Is it like this for most people?  Does life become poetry only when spun on the loom of retrospective nostalgia?  Or is this just the cursed blessing (blessed curse) of the poet’s heart?  I guess I can think of a few counter examples… like when I was in the pool at eight am this morning… as I made my way slowly across the length of the pool, I penetrated the curious sky with my awe.  The purple-grey clouds reverberated with an exaggerated aliveness.  Tremulous might sum it up.  As I studied them, I felt more vital and electric than normal.  Usually, grey clouds just look grey to me… unlike Mykael, who always sees rainbows in granite, ostentatious parades of color in common dirt.  So when I tell you that these clouds were PURPLE, trust me.  They were purple.  Not quite in the literal sense… more in an energetic sense.  But they trembled the way only violet can tremble.  When the world speaks this way, telling of changes in the weather and pointing coyly at hidden layers of the psyche, I usually only feel it subconsciously.  But today it touched the surface of me as if I were an innocently gaping wound.  I let myself be mystified, tickled and teased by the strange, vibrating expression of the purple morning.  As if this was not poetic enough, add to that that moving through the crystalline aqua water felt like gliding through buoyant silk and that toward the end of my swim a light mist began to sprinkle from the sky just like powdered sugar would fall from a sifter… only slightly cooler than sugar.  No, I am NOT making this up.  It REALLY happened.

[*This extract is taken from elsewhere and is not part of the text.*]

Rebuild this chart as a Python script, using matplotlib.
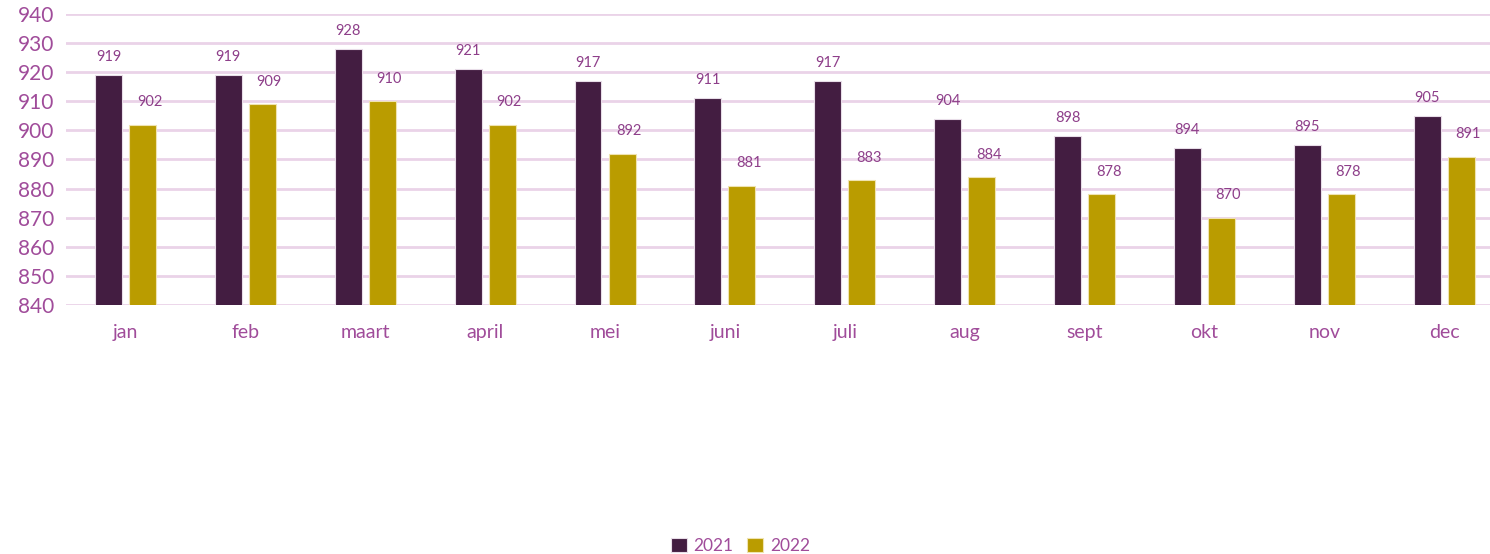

But I suppose wrapping words around these already poetic moments does change their very nature…  Language versus experience.  Being versus describing being.  Not a very fair or honest comparison.

I guess it’s the same with relationships.  Like me, drenching myself with all these recent torrents of nostalgic grief about E*.  When we were together, I was just as nitpicky and perpetually unfulfilled as I am now… but in this glamorous hind sight vision, all I see is the way we used to laugh.  I would laugh until my abs were washboards and my face hurt.  He would remark between peels that my eyes had disappeared into my face, swallowed completely in the hilarity.  I remember clinging to him for dear life as we sped down large hills in golden gate park on our rollerblades.  I remember being out in the world with him and seeing a particularly quirky, facinating person and knowing that he saw what I saw, or vice versa.  I miss that shared seeing of people.  That is a rare and priceless bite of experience to share with another, if you ask me.  God, I could go on and on, spouting the nostalgic facets of memory that I shared with this long departed partner in the crime called living life… but why???  What treasures of this present moment do I miss by gluttinously digging my heals into the embellished perfection of the past?

Besides, is it EVER anyone but God who is by my side, sharing the joys and the pain of this human mess?